■ PROBLEM TO SOLVE
Print, word for word, every line from the beginning of the listing up to and including the line with "1.294, 1.585, 1.725, 2.144, 3.213, 4.285, 6.43]". Pictures are to be excluded.

■ DATA SEGMENT
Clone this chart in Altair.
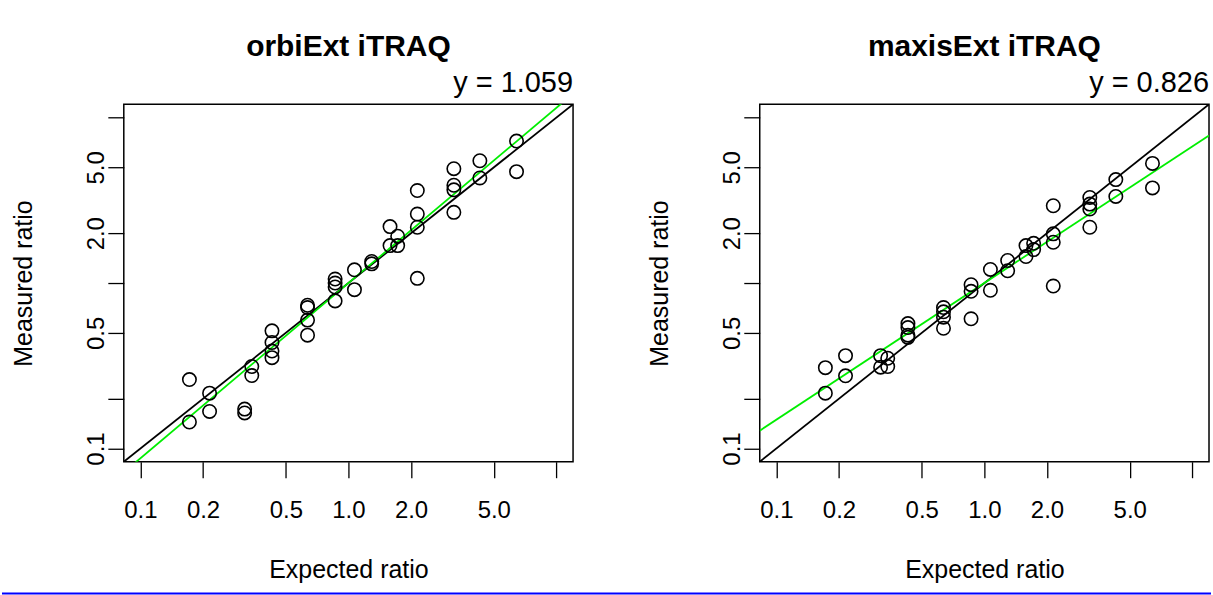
import math

import altair as alt
import pandas as pd

# Expected (spiked) ratios, one entry per group of replicate measurements
EXPECTED = [0.172, 0.215, 0.317, 0.343, 0.429, 0.636, 0.863, 1.069,
            1.294, 1.585, 1.725, 2.144, 3.213, 4.285, 6.43]

# Measured ratios, grouped in the same order as EXPECTED
ORBI_MEASURED = [
    [0.261, 0.1445],
    [0.216, 0.1675],
    [0.173, 0.164],
    [0.313, 0.276],
    [0.514, 0.437, 0.388, 0.354],
    [0.734, 0.711, 0.597, 0.484],
    [1.057, 1.000, 0.946, 0.780],
    [1.202, 0.912],
    [1.349, 1.306],
    [2.193, 1.683],
    [1.919, 1.683],
    [3.622, 2.612, 2.173, 1.067],
    [4.909, 3.899, 3.656, 2.673],
    [5.483, 4.315],
    [7.211, 4.710],
]
MAXIS_MEASURED = [
    [0.308, 0.216],
    [0.364, 0.275],
    [0.364, 0.310],
    [0.351, 0.313],
    [0.569, 0.538, 0.484, 0.469],
    [0.711, 0.670, 0.622, 0.533],
    [0.977, 0.891, 0.608],
    [1.208, 0.904],
    [1.368, 1.186],
    [1.683, 1.445],
    [1.738, 1.592],
    [2.930, 1.982, 1.764, 0.959],
    [3.289, 2.999, 2.799, 2.173],
    [4.217, 3.337],
    [5.285, 3.758],
]

# Fitted log-log slopes of measured vs expected
PANELS = [
    ("orbiExt iTRAQ", 1.059, ORBI_MEASURED),
    ("maxisExt iTRAQ", 0.826, MAXIS_MEASURED),
]

# Axis ticks and which of them carry a label
X_TICKS = [0.1, 0.2, 0.5, 1, 2, 5, 10]
X_LABELED = [0.1, 0.2, 0.5, 1, 2, 5]
Y_TICKS = [0.1, 0.2, 0.5, 1, 2, 5, 10]
Y_LABELED = [0.1, 0.5, 2, 5]

LIMITS = [0.1, 10]

FONT = "Liberation Sans"
W, H = 450, 358
LEFT, TOP = 123, 103
PAGE_W, PAGE_H = 1213, 595

# log axis range padded by 4% on each side
_lo, _hi = math.log10(LIMITS[0]), math.log10(LIMITS[1])
_pad = 0.04 * (_hi - _lo)
DOMAIN = [10 ** (_lo - _pad), 10 ** (_hi + _pad)]


def label_expr(labeled):
    vals = ",".join(repr(float(v)) for v in labeled)
    return f"indexof([{vals}], datum.value) >= 0 ? format(datum.value, '.1f') : ''"


def make_panel(title, slope, measured, first):
    rows = [(e, m) for e, ms in zip(EXPECTED, measured) for m in ms]
    pts = pd.DataFrame(rows, columns=["expected", "measured"])

    xs = alt.Scale(type="log", domain=DOMAIN, nice=False, zero=False)
    ys = alt.Scale(type="log", domain=DOMAIN, nice=False, zero=False)

    x_axis = alt.Axis(
        values=X_TICKS, labelExpr=label_expr(X_LABELED), grid=False, domain=False,
        tickSize=16, tickWidth=1.3, tickColor="black",
        labelFont=FONT, labelFontSize=24, labelColor="black",
        labelBaseline="alphabetic", labelAlign="center", labelPadding=40,
        labelFlush=False, labelOverlap=False,
        title="Expected ratio", titleFont=FONT, titleFontSize=25,
        titleFontWeight="normal", titleColor="black",
        titleX=W / 2, titleY=116, titleAlign="center", titleBaseline="alphabetic",
    )
    y_axis = alt.Axis(
        values=Y_TICKS, labelExpr=label_expr(Y_LABELED), grid=False, domain=False,
        tickSize=16, tickWidth=1.3, tickColor="black",
        labelFont=FONT, labelFontSize=24, labelColor="black",
        labelAngle=270, labelAlign="center", labelBaseline="alphabetic",
        labelPadding=4, labelFlush=False, labelOverlap=False,
        title="Measured ratio", titleFont=FONT, titleFontSize=25,
        titleFontWeight="normal", titleColor="black",
        titleAngle=270, titleX=-92, titleY=H / 2,
        titleAlign="center", titleBaseline="alphabetic",
    )

    points = alt.Chart(pts).mark_point(
        shape="circle", filled=False, size=180, stroke="black",
        strokeWidth=1.6, opacity=1,
    ).encode(
        x=alt.X("expected:Q", scale=xs, axis=x_axis),
        y=alt.Y("measured:Q", scale=ys, axis=y_axis),
    )

    ident = pd.DataFrame({"x": DOMAIN, "y": DOMAIN})
    ident_line = alt.Chart(ident).mark_line(
        color="black", strokeWidth=1.8, clip=True
    ).encode(x=alt.X("x:Q", scale=xs), y=alt.Y("y:Q", scale=ys))

    fit = pd.DataFrame({"x": DOMAIN, "y": [v ** slope for v in DOMAIN]})
    fit_line = alt.Chart(fit).mark_line(
        color="#00ee00", strokeWidth=1.8, clip=True
    ).encode(x=alt.X("x:Q", scale=xs), y=alt.Y("y:Q", scale=ys))

    heading = alt.Chart(pd.DataFrame({"t": [title]})).mark_text(
        font=FONT, fontSize=30, fontWeight="bold", color="black",
        align="center", baseline="alphabetic",
    ).encode(text="t:N", x=alt.value(W / 2), y=alt.value(-48))

    slope_txt = alt.Chart(pd.DataFrame({"t": [f"y = {slope:.3f}"]})).mark_text(
        font=FONT, fontSize=29, color="black",
        align="right", baseline="alphabetic",
    ).encode(text="t:N", x=alt.value(W), y=alt.value(-12))

    layers = [ident_line, fit_line, points, heading, slope_txt]

    if first:
        # page edges: white rule along the top, blue rule along the bottom
        edge = pd.DataFrame({"k": [0]})
        top_rule = alt.Chart(edge).mark_rule(color="white", strokeWidth=0.2).encode(
            x=alt.value(-LEFT), x2=alt.value(PAGE_W - LEFT), y=alt.value(-TOP)
        )
        bottom_rule = alt.Chart(edge).mark_rule(color="#0000ff", strokeWidth=2).encode(
            x=alt.value(-LEFT + 1), x2=alt.value(PAGE_W - LEFT - 1),
            y=alt.value(593 - TOP),
        )
        layers = [top_rule, bottom_rule] + layers

    return alt.layer(*layers).properties(width=W, height=H)


panels = [make_panel(t, s, m, i == 0) for i, (t, s, m) in enumerate(PANELS)]

chart = alt.hconcat(*panels, spacing=187, bounds="flush").properties(
    padding=0, background="white"
).configure_view(stroke="black", strokeWidth=1.5)

chart.save("out.html", embed_options={"renderer": "svg", "actions": False})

■ SOLUTION FOR THIS EXERCISE
Clone this chart in Altair.
import math

import altair as alt
import pandas as pd

# Expected (spiked) ratios, one entry per group of replicate measurements
EXPECTED = [0.172, 0.215, 0.317, 0.343, 0.429, 0.636, 0.863, 1.069,
            1.294, 1.585, 1.725, 2.144, 3.213, 4.285, 6.43]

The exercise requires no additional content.